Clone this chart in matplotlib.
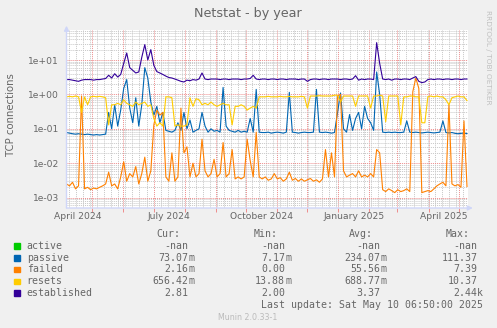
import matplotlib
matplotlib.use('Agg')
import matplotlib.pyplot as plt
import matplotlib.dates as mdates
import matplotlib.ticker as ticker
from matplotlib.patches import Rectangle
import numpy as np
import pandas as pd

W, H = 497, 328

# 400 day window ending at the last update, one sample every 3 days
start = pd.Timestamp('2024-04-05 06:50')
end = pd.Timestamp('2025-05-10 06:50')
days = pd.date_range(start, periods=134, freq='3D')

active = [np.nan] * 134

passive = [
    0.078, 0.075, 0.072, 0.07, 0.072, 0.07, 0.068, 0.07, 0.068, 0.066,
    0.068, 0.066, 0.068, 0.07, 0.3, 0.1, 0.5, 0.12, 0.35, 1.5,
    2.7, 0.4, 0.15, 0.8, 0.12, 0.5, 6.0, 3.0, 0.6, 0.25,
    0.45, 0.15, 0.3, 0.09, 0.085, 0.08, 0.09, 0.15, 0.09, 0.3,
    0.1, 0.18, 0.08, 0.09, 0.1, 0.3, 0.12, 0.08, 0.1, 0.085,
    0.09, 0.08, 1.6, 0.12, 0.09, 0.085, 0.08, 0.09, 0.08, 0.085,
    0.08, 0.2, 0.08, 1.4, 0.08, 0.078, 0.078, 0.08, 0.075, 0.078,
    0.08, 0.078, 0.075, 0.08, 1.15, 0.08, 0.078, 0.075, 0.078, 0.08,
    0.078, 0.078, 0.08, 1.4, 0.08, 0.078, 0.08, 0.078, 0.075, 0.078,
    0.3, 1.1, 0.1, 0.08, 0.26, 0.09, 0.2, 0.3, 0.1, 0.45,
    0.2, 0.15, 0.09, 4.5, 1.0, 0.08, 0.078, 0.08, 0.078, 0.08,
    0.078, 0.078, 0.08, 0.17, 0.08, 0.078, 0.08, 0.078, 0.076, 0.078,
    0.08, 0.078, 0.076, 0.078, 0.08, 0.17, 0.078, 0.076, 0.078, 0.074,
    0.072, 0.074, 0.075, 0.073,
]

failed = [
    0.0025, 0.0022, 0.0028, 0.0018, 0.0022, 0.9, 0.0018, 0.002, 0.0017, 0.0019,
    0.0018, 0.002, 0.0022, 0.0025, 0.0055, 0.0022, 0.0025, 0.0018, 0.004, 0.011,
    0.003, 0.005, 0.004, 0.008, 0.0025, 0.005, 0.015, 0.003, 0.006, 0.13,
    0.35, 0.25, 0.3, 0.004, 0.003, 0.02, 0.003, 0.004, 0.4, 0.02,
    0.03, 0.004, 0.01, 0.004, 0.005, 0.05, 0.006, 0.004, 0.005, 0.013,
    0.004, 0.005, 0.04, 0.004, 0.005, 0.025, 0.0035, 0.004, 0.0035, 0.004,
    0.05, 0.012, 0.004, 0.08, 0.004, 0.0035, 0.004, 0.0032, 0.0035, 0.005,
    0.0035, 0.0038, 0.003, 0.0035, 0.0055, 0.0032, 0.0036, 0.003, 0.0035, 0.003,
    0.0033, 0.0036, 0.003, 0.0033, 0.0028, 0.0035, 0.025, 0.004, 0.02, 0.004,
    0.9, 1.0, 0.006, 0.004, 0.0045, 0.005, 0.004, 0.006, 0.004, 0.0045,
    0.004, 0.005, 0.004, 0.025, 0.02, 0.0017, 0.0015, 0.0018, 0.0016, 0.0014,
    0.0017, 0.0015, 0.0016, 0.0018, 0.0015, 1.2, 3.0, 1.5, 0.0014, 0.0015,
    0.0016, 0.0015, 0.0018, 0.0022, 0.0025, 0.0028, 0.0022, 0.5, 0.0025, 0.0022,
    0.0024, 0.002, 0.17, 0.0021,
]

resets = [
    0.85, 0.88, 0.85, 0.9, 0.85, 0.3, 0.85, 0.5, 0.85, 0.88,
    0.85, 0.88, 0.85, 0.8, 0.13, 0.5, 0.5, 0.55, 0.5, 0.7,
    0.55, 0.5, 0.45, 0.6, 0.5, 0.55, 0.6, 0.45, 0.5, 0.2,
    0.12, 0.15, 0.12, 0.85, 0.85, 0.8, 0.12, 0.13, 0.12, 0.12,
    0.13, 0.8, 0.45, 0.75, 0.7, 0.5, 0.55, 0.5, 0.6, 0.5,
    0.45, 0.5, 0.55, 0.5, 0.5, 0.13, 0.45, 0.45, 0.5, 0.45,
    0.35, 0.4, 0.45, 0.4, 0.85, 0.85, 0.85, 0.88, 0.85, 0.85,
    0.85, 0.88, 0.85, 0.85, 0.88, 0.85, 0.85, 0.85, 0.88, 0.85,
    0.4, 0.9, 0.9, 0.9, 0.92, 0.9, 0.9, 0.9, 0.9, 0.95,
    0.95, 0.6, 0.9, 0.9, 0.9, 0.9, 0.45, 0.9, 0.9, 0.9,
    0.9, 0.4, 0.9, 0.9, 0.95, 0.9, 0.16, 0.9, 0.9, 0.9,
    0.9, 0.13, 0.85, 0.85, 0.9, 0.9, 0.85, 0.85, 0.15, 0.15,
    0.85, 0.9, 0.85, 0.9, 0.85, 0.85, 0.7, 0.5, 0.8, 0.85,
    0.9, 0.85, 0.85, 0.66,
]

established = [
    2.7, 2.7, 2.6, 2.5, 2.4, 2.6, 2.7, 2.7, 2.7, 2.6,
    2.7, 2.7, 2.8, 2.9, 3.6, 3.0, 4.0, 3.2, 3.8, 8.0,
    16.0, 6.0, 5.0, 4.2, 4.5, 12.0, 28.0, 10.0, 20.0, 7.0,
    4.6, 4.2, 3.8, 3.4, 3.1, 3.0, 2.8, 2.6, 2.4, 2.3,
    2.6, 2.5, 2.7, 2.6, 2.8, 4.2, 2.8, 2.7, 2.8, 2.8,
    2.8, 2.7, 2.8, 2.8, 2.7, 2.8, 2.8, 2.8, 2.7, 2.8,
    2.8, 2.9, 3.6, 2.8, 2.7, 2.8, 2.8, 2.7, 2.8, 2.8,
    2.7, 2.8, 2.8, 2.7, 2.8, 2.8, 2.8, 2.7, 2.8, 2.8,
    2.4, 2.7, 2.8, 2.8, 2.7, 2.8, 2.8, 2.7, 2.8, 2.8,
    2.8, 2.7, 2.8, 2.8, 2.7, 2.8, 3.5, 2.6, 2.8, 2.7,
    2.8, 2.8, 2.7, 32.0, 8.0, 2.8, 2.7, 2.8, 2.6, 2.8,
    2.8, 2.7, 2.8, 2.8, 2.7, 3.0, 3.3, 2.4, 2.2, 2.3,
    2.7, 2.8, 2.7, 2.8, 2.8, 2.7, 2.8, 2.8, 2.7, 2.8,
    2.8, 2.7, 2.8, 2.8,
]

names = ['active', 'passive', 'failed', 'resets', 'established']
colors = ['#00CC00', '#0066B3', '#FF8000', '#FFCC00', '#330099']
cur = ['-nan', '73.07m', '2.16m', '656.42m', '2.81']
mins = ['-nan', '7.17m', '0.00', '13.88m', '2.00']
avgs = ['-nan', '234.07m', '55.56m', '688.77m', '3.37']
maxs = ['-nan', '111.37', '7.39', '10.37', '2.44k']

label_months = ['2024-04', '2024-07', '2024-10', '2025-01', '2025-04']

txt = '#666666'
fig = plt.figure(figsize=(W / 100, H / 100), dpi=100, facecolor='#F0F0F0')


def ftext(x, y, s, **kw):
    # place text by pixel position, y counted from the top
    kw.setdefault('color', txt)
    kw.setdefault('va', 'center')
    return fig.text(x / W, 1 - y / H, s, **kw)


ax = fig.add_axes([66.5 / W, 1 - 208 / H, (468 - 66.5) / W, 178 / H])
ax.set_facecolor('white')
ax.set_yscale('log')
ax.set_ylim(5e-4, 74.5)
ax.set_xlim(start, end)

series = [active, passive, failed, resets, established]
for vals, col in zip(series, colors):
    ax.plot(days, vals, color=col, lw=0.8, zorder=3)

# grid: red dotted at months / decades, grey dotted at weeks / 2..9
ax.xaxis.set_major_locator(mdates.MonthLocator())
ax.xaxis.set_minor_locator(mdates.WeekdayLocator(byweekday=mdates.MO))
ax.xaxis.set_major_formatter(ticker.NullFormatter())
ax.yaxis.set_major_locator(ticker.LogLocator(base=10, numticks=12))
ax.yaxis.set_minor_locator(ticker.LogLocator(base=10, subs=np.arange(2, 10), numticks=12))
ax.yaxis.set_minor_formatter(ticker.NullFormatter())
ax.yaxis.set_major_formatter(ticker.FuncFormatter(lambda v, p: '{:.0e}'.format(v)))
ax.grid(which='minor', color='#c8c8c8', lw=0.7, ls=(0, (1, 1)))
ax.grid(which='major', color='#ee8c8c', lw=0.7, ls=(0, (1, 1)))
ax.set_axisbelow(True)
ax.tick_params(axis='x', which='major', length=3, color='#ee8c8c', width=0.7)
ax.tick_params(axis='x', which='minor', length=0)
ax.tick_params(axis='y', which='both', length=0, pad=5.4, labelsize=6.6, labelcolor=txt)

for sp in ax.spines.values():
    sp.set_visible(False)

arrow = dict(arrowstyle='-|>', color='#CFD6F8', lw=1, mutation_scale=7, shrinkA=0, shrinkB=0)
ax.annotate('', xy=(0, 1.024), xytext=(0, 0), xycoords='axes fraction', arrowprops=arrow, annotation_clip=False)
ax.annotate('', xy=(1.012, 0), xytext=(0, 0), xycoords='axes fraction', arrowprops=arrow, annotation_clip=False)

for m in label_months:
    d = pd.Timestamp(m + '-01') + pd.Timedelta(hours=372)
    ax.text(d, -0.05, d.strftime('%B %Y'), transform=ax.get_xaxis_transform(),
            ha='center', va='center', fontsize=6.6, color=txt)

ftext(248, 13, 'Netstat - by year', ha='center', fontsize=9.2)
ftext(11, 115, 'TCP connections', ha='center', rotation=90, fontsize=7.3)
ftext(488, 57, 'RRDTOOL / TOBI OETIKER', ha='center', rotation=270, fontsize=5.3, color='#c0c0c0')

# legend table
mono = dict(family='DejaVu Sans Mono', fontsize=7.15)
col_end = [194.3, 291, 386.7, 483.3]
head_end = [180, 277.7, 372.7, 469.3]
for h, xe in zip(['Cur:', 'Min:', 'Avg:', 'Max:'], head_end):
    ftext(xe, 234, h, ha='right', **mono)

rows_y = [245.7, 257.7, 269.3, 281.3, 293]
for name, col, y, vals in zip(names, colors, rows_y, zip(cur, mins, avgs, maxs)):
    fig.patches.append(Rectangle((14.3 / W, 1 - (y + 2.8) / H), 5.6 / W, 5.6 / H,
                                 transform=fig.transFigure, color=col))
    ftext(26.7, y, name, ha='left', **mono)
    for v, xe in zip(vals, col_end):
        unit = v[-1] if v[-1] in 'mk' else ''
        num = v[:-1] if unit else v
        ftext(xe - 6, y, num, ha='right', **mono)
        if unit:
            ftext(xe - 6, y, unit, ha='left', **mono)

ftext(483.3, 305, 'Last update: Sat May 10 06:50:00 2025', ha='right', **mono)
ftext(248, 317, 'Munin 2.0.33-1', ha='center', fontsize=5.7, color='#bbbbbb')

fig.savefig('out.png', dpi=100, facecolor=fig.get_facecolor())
======
Go from the first line of the data above to the line containing "W, H = 497, 328" and retype exactly those lines, both included, but none of the pictures.

Clone this chart in matplotlib.
import matplotlib
matplotlib.use('Agg')
import matplotlib.pyplot as plt
import matplotlib.dates as mdates
import matplotlib.ticker as ticker
from matplotlib.patches import Rectangle
import numpy as np
import pandas as pd

W, H = 497, 328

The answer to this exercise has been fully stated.